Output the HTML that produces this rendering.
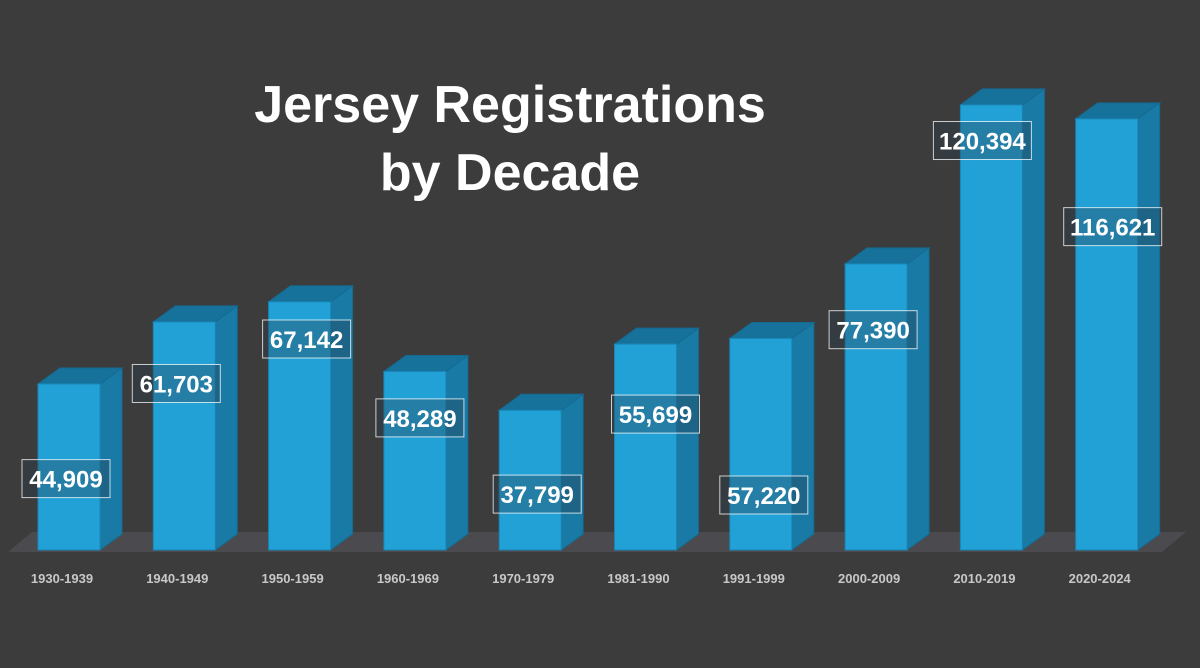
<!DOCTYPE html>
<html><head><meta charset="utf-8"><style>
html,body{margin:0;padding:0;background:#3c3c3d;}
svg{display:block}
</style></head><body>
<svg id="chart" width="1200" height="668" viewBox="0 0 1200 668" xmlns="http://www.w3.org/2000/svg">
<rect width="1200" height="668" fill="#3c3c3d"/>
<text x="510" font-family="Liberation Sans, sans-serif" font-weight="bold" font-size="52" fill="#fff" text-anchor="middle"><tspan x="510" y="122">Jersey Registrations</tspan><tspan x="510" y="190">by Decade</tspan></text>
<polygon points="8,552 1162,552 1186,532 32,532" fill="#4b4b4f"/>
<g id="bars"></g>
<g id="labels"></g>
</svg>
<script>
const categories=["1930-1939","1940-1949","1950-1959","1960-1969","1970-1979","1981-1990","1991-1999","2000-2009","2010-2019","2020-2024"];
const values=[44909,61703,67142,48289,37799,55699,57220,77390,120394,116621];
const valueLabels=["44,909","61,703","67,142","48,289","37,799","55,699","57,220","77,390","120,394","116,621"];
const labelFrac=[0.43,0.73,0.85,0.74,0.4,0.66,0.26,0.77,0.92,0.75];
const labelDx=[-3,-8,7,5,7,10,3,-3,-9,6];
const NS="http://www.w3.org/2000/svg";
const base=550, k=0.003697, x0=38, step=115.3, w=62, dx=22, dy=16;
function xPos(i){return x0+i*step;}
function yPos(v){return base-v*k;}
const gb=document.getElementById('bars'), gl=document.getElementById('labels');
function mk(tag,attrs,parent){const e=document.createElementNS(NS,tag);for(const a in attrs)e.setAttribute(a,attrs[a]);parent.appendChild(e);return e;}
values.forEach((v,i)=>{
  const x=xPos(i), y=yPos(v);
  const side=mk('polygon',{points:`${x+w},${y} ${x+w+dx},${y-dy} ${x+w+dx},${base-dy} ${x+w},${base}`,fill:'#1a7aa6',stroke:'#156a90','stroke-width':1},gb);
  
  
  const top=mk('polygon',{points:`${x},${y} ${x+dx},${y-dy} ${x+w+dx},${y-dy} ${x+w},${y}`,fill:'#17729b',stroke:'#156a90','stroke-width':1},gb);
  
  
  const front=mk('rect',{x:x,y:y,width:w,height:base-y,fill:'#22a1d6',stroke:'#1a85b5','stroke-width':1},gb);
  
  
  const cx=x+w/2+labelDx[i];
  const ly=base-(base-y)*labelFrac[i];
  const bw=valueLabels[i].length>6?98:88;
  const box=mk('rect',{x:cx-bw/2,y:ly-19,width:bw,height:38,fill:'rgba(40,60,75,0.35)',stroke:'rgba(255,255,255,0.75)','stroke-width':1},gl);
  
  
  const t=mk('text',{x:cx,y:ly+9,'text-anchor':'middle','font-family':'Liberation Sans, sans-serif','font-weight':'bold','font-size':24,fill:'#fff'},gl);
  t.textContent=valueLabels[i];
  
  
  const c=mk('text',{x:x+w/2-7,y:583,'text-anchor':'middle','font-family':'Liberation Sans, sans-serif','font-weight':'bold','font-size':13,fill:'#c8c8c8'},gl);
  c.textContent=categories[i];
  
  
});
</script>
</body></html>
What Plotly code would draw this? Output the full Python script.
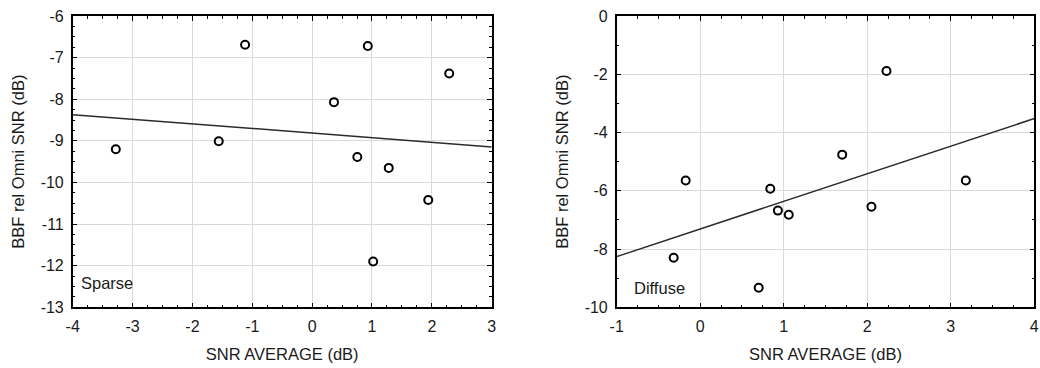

********************

• Description of the task:
Each line in the records above should be reproduced exactly; images are not copied.

• Answer in full:
Output the HTML that produces this rendering.
<!DOCTYPE html>
<html><head><meta charset="utf-8"><style>
html,body{margin:0;padding:0;background:#3c3c3d;}
svg{display:block}
</style></head><body>
<svg id="chart" width="1200" height="668" viewBox="0 0 1200 668" xmlns="http://www.w3.org/2000/svg">
<rect width="1200" height="668" fill="#3c3c3d"/>
<text x="510" font-family="Liberation Sans, sans-serif" font-weight="bold" font-size="52" fill="#fff" text-anchor="middle"><tspan x="510" y="122">Jersey Registrations</tspan><tspan x="510" y="190">by Decade</tspan></text>
<polygon points="8,552 1162,552 1186,532 32,532" fill="#4b4b4f"/>
<g id="bars"></g>
<g id="labels"></g>
</svg>
<script>
const categories=["1930-1939","1940-1949","1950-1959","1960-1969","1970-1979","1981-1990","1991-1999","2000-2009","2010-2019","2020-2024"];
const values=[44909,61703,67142,48289,37799,55699,57220,77390,120394,116621];
const valueLabels=["44,909","61,703","67,142","48,289","37,799","55,699","57,220","77,390","120,394","116,621"];
const labelFrac=[0.43,0.73,0.85,0.74,0.4,0.66,0.26,0.77,0.92,0.75];
const labelDx=[-3,-8,7,5,7,10,3,-3,-9,6];
const NS="http://www.w3.org/2000/svg";
const base=550, k=0.003697, x0=38, step=115.3, w=62, dx=22, dy=16;
function xPos(i){return x0+i*step;}
function yPos(v){return base-v*k;}
const gb=document.getElementById('bars'), gl=document.getElementById('labels');
function mk(tag,attrs,parent){const e=document.createElementNS(NS,tag);for(const a in attrs)e.setAttribute(a,attrs[a]);parent.appendChild(e);return e;}
values.forEach((v,i)=>{
  const x=xPos(i), y=yPos(v);
  const side=mk('polygon',{points:`${x+w},${y} ${x+w+dx},${y-dy} ${x+w+dx},${base-dy} ${x+w},${base}`,fill:'#1a7aa6',stroke:'#156a90','stroke-width':1},gb);
  
  
  const top=mk('polygon',{points:`${x},${y} ${x+dx},${y-dy} ${x+w+dx},${y-dy} ${x+w},${y}`,fill:'#17729b',stroke:'#156a90','stroke-width':1},gb);
  
  
  const front=mk('rect',{x:x,y:y,width:w,height:base-y,fill:'#22a1d6',stroke:'#1a85b5','stroke-width':1},gb);
  
  
  const cx=x+w/2+labelDx[i];
  const ly=base-(base-y)*labelFrac[i];
  const bw=valueLabels[i].length>6?98:88;
  const box=mk('rect',{x:cx-bw/2,y:ly-19,width:bw,height:38,fill:'rgba(40,60,75,0.35)',stroke:'rgba(255,255,255,0.75)','stroke-width':1},gl);
  
  
  const t=mk('text',{x:cx,y:ly+9,'text-anchor':'middle','font-family':'Liberation Sans, sans-serif','font-weight':'bold','font-size':24,fill:'#fff'},gl);
  t.textContent=valueLabels[i];
  
  
  const c=mk('text',{x:x+w/2-7,y:583,'text-anchor':'middle','font-family':'Liberation Sans, sans-serif','font-weight':'bold','font-size':13,fill:'#c8c8c8'},gl);
  c.textContent=categories[i];
  
  
});
</script>
</body></html>
What Plotly code would draw this? Output the full Python script.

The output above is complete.